Другим моим просветителем был Вадим Делоне.
Но прежде чем рассказать о нем, я расскажу об Александре Аркадьевиче Галиче. Его уже нет в живых. Я узнала о существовании великого поэта, каким я считаю Галича, ставя его в один ряд с Пушкиным и Маяковским, от Елены Сергеевны Вентцель, она же И. Грекова.
Прежде чем возмутиться моим вознесением до неба Галича, прочтите или вспомните слова любовницы женатого шоферд, заброшенной когда-то в детстве органами в Караганду вместе с родителями-ленинградцами. Я приведу только одну строчку, и вы поверите мне, что «Домик в Коломне» Пушкина, «Во весь голос» Маяковского и «Караганда» Галича стоят в русской литературе в одном ряду.
…у мадам его месяца.
Математик, профессор Елена Сергеевна Вентцель, она же писательница И. Грекова, автор «Дамского мастера», принесла при первом знакомстве ко мне домой — дело было в Новосибирске, весной 1965 года, — магнитофонную ленту и попросила, чтобы Лиза и Маша удалились. Они удалились, зазвучал голос неведомого мне барда, имя которого должно остаться для меня тайной. «Мама, это Галич!» — закричала из другой комнаты Лиза.

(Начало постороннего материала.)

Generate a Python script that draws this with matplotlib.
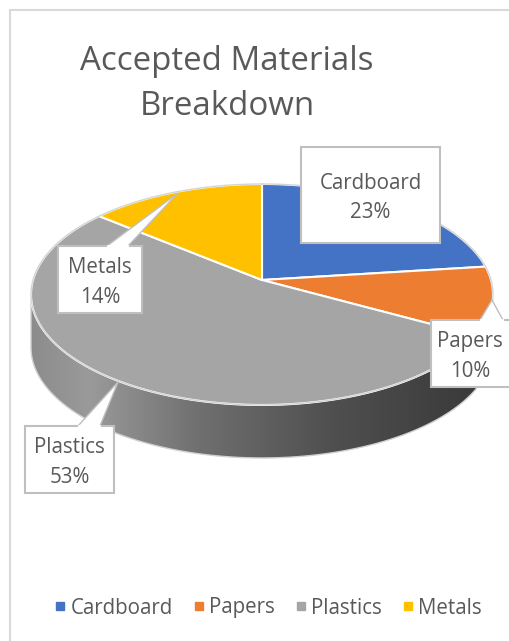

Летом того же года, под Москвой, на Можайском море неподалеку от Бородина, среди изумительной русской природы, комитет комсомола города Москвы созвал летнюю школу и предоставил для ее многочисленных слушателей и лекторов свой спортивный лагерь. Мы, преподаватели, жили в доме, а молодежь — в палатках. Глубокой ночью, закрыв наглухо все окна, мы слушали Галича: магнитофонную запись. Утром перед павильоном, где подавали завтрак, орал магнитофон. Комсомольцы слушали Галича. В первом ряду стоял Тимофеев-Ресовский и только что не крякал от удовольствия, а может быть и крякал, боюсь наврать. В Академгородке Галич появился в феврале 1968 года, когда лафе пришел конец. Письмо 46-ти уже отослано, но гроза еще не разразилась. Сейчас даже трудно поверить, что фестиваль песни действительно был. Созвали бардов со всей страны. Кима и Высоцкого, по слухам, задержали в Москве органы. Окуджаву не ждали. Прибыло 27 человек. Билеты продавались заранее. Я купила билеты на концерт в Доме ученых, а на открытие не купила. Выступление 27 певцов меня не прельщало. Стоя в очереди за билетами в Дом ученых, я наизусть читала «На смерть Пастернака». Но когда наступило время открытия фестиваля, меня заело. Пошла. Стою перед стеклянной стеной вестибюля концертного зала. За стеклом Галич, уже без пальто, идет с Голенпольским, моим другом, профессором английского языка. Голенпольский познакомил меня с Галичем, купили мне билет. «Я слышал о вас от Елены Сергеевны Вентцель, — сказал Галич, — скажите, какие песни можно, по-вашему, спеть?» — «К чести вашей должна сказать — ни одну из известных мне песен спеть нельзя. Спойте "На смерть Пастернака" и "Под Нарвой"». Он спел их и «Балладу о прибавочной стоимости». Три четверти зала аплодировали стоя. Он выступал на концерте в Доме ученых и на банкете, устроенном в честь бардов в Доме ученых. Там Делоне сказал, что Галич вернул поэзии свойство хлеба. Мне бы следовало молчать, но просили выступить. Я сказала, что присутствую здесь с двойственным чувством. Мы приобщены к таинствам свободы. Миллионы за стенами дворца, где мы вкушаем ее, лишены даже крох. Подумаем о них. И еще я сказала, что наш пир — пир во время чумы.